Column by George Sibley
Environment – June 2003 – Colorado Central Magazine
“Environment” was a word I don’t remember hearing when I was growing up and going to school in the 1950s. It’s a lot different today; our young people are immersed in information about “the environment” from grade school on. This is a commendable change, in my opinion, but there’s a further step I’d like to see in this new awareness, and that is to begin raising awareness of the true nature of the “environment” we live in.
From an ecological perspective, an “environment” is everything in an organism’s surroundings that the organism cannot dictate or change, and therefore must adapt to. For humans, the natural environment is usually pretty easy to define: it’s the basic geography of where we find ourselves. In our case, the environment is mountain-and-valley terrain, generally marginal soils, a climate wet above 8,000 feet and dry below, et cetera. It’s an environment that seems to have some constants — like the mountains that are here for longer than we will be and the dependable dryness of orthographic deserts.
But it also has some disturbing variables. Close to all our minds these days is the reality that the usual dryness can become even drier (just as it has, occasionally in the past, become uncomfortably wetter).
Whatever the natural environment does, however, we adapt; or if we can’t adapt, we will disappear from this environment, like the Anasazi did a few centuries ago, or the dinosaurs an eon ago.
But humans have become a pervasive species on the earth, with large, complex and extensive societies. Thus, the members of any given human community today — Salida, Gunnison, Leadville, or a Denver neighborhood — should realize that we also have a “cultural environment” as well as a “natural environment.”
We’re surrounded by a cultural society that the people of a community cannot change from within, and therefore must adapt to. Here in Central Colorado, we get a lot more of what we need from our cultural environment than we get from our natural environment. Almost all of our food, fuel, material for shelter, and other necessities get trucked in from our cultural environment rather than taken out of our natural environment.
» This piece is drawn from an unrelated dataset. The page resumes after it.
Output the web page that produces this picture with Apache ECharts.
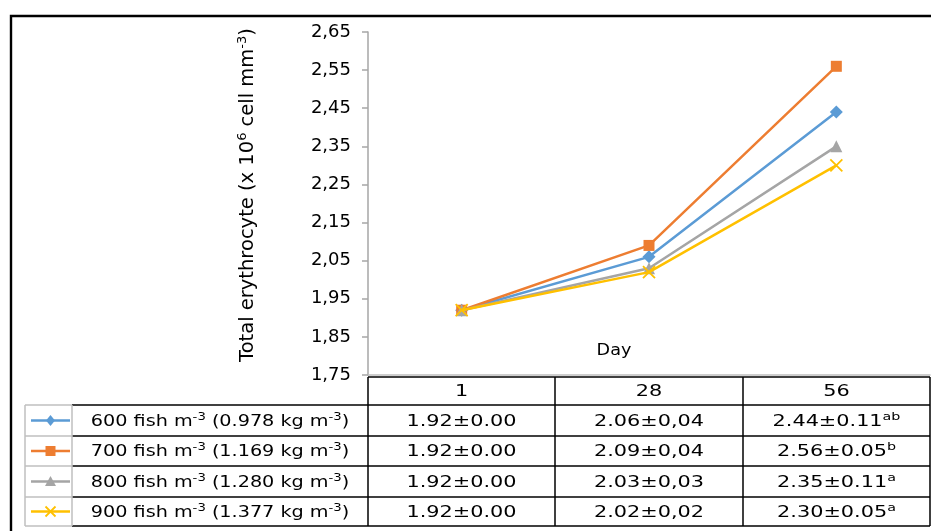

The Upper Arkansas valley has a local packing house to keep a little of the food production process at home, but over here in the Upper Gunnison — self-described as “a ranching community” by some — we export our cows in trucks and import our beef in more trucks.
To survive at all here, we have to do complex quid pro quo trades with the cultural environment to keep those trucks rolling in. Generally, we sell off something from our natural environment. Today, that’s mostly somewhat “reusable” amenities to make vacations comfortable and memorable for “visitors.” But even when we initiate those “trade activities” with the cultural environment, we seem to have little local control over our success or failure.
Think of the way that terrorist attacks on global institutions 2,000 miles away can result in bad times in the local tourist economy; or the way stock market fluctuations trickle down into the second-home construction industry locally; or the way changes in the political weather — like the current “revenue drought” — reverberate through our local economy.
What can we do about these changes? The same thing we can do about changes in our natural environment: we adapt, or we don’t. Adaptation of course need not be a passive process of just “learning to live with the way things are.” The conversions from herder to hunter, and forager to farmer, were big active adaptations in response to uncertainties and pressures in the natural environment. Going to coal and oil for our fuel source, when wood became scarce in the natural environment, was another active adaptation that — like herding and farming — actually changed our natural environment in ways that forced further adaptations from us.
BUT WHILE MY STUDENTS know all about global warming and desertification and other challenges we’ve nudged from the natural environment, they seem oblivious to the increasingly oppressive economic and political “climate changes” that are happening in our cultural environment. They cheer when another generic franchise or chain comes to help drain Gunnison; TCBY is the latest. They docilely accept the transition in student financial aid from grants to loans, which leave them indebted rather than liberated by their education (which threatens to convert them into more poor people making transfer payments to the rich).
There’s heavy weather ahead in the cultural environment, but compared to the active way we’ve responded to changes in the natural environment, we’re damned passive about it. The predatory forces operating in the cultural environment all have a good press, of course, which tells us how we’re all in it together….
But probably the first thing to remember about environments is their general indifference to what does or doesn’t survive in them.
George Sibley writes, teaches, and organizes in Gunnison.